Quick Answer: Market depth measures the volume of buy and sell orders resting at each price level, signaling how much size the market can absorb before price shifts materially.
Understanding Market Depth
Market depth measures the volume of buy and sell orders available at each price level. Deep markets absorb large trades with minimal price impact; shallow markets move quickly when big orders hit.
Assessing Depth
Depth tools show cumulative volume above and below the current price. Combine them with order book data, time-of-day analysis, and knowledge of upcoming events to anticipate liquidity changes.
Session Dynamics
Depth in EUR/USD thickens as London opens, peaks during the London-New York overlap, and thins after the New York close. Align trade size with these cycles.
Strategic Applications
Use depth cues to decide between market vs. limit orders, set realistic targets, or anticipate slippage. When depth collapses, reduce leverage and consider staying flat.
False Security
Displayed depth can vanish fast in stressed markets. Do not rely solely on quoted size—always plan for worse execution.
Depth Imbalance
Track cumulative depth above vs. below price. Persistent imbalances (e.g., offers outweighing bids 2:1) can foreshadow drift in that direction, especially when confirmed by rising tick volume and order‑book shifts.
Practical Use
- Downsize orders during thin periods; break larger trades into clips.

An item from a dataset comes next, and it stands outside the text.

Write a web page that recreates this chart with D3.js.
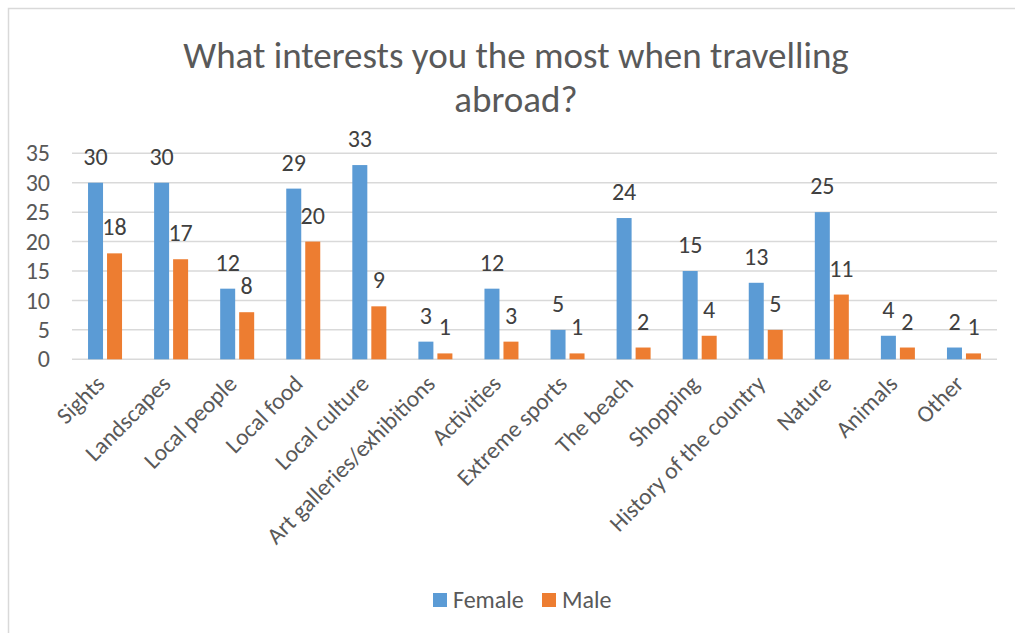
<!DOCTYPE html>
<html>
<head>
<meta charset="utf-8">
<script src="https://cdn.jsdelivr.net/npm/d3@7"></script>
<style>
  html, body { margin: 0; padding: 0; background: #fff; }
  svg { display: block; font-family: Carlito, "Open Sans", sans-serif; }
</style>
</head>
<body>
<svg id="chart" width="1015" height="633"></svg>
<script>
// Survey answers: what people care about most when travelling abroad
const categories = ["Sights", "Landscapes", "Local people", "Local food", "Local culture",
  "Art galleries/exhibitions", "Activities", "Extreme sports", "The beach", "Shopping",
  "History of the country", "Nature", "Animals", "Other"];
const female = [30, 30, 12, 29, 33, 3, 12, 5, 24, 15, 13, 25, 4, 2];
const male   = [18, 17, 8, 20, 9, 1, 3, 1, 2, 4, 5, 11, 2, 1];
const seriesNames = ["Female", "Male"];
const yTicks = [0, 5, 10, 15, 20, 25, 30, 35];
const titleLines = ["What interests you the most when travelling", "abroad?"];

const colors = ["#5B9BD5", "#ED7D31"];
const textColor = "#595959";
const labelColor = "#404040";
const fontStack = 'Carlito, "Open Sans", sans-serif';

const svg = d3.select("#chart");
const W = 1015, H = 633;
const plot = { left: 72, right: 997, top: 153.3, bottom: 359.3 };

// chart frame
svg.append("rect")
  .attr("x", 8.5).attr("y", 8.5)
  .attr("width", W + 10).attr("height", H + 10)
  .attr("fill", "#fff").attr("stroke", "#D9D9D9").attr("stroke-width", 1.5);

// title
svg.append("g").selectAll("text").data(titleLines).join("text")
  .attr("x", 516).attr("y", (d, i) => 68 + i * 44)
  .attr("text-anchor", "middle")
  .attr("fill", textColor)
  .style("font-size", "37px")
  .text(d => d);

const x0 = d3.scaleBand().domain(categories).range([plot.left, plot.right]).paddingInner(0).paddingOuter(0);
const y = d3.scaleLinear().domain([0, 35]).range([plot.bottom, plot.top]);

// gridlines
svg.append("g").selectAll("line").data(yTicks).join("line")
  .attr("x1", plot.left).attr("x2", plot.right)
  .attr("y1", d => y(d)).attr("y2", d => y(d))
  .attr("stroke", "#D9D9D9").attr("stroke-width", 1.5);

// y axis labels
const yAxis = d3.axisLeft(y).tickValues(yTicks).tickSize(0).tickPadding(0);
const yG = svg.append("g").attr("transform", `translate(50,0)`).call(yAxis);
yG.select(".domain").remove();
yG.selectAll("text").attr("fill", textColor).style("font-size", "24px")
  .style("font-family", fontStack);

// bars
const barW = 15, gap = 4;
const values = [female, male];
const offsets = [-(gap / 2) - barW, gap / 2];
values.forEach((vals, s) => {
  const g = svg.append("g");
  g.selectAll("rect").data(vals).join("rect")
    .attr("x", (d, i) => x0(categories[i]) + x0.bandwidth() / 2 + offsets[s])
    .attr("y", d => y(d))
    .attr("width", barW)
    .attr("height", d => y(0) - y(d))
    .attr("fill", colors[s]);
  g.selectAll("text").data(vals).join("text")
    .attr("x", (d, i) => x0(categories[i]) + x0.bandwidth() / 2 + offsets[s] + barW / 2)
    .attr("y", d => y(d) - 18)
    .attr("text-anchor", "middle")
    .attr("fill", labelColor)
    .style("font-size", "24px")
    .text(d => d);
});

// x axis category labels, rotated
const xAxis = d3.axisBottom(x0).tickSize(0).tickPadding(0);
const xG = svg.append("g").attr("transform", `translate(0,${plot.bottom})`).call(xAxis);
xG.select(".domain").remove();
xG.selectAll("text")
  .attr("fill", textColor)
  .style("font-size", "23.5px")
  .style("font-family", fontStack)
  .attr("text-anchor", "end")
  .attr("dy", null)
  .attr("y", 0)
  .attr("transform", "translate(1,26) rotate(-45)");

// legend
const legend = svg.append("g");
const legendX = [433, 542];
seriesNames.forEach((name, i) => {
  legend.append("rect")
    .attr("x", legendX[i]).attr("y", 593)
    .attr("width", 14).attr("height", 14)
    .attr("fill", colors[i]);
  legend.append("text")
    .attr("x", legendX[i] + 20).attr("y", 608)
    .attr("fill", textColor)
    .style("font-size", "24px")
    .text(name);
});
</script>
</body>
</html>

- Place stops beyond obvious thin pockets to reduce stop‑outs.
- Manage expectations—set targets where depth thins to improve fill odds.
Sizing example: if visible depth supports roughly 1M notional within 1 pip and you plan a 3M order, expect partial fills and slippage unless you stage clips or wait for thicker periods. Adjust risk so worst‑case impact still fits your plan.
Combine depth with order flow proxies. When depth thins above and aggression shifts to the bid, the path of least resistance often points lower. Use this context to choose order type and size.
Risk note: depth can vanish in milliseconds during regime shifts. Always size trades assuming worse outcomes than the screen suggests and use hard stops to protect against air pockets.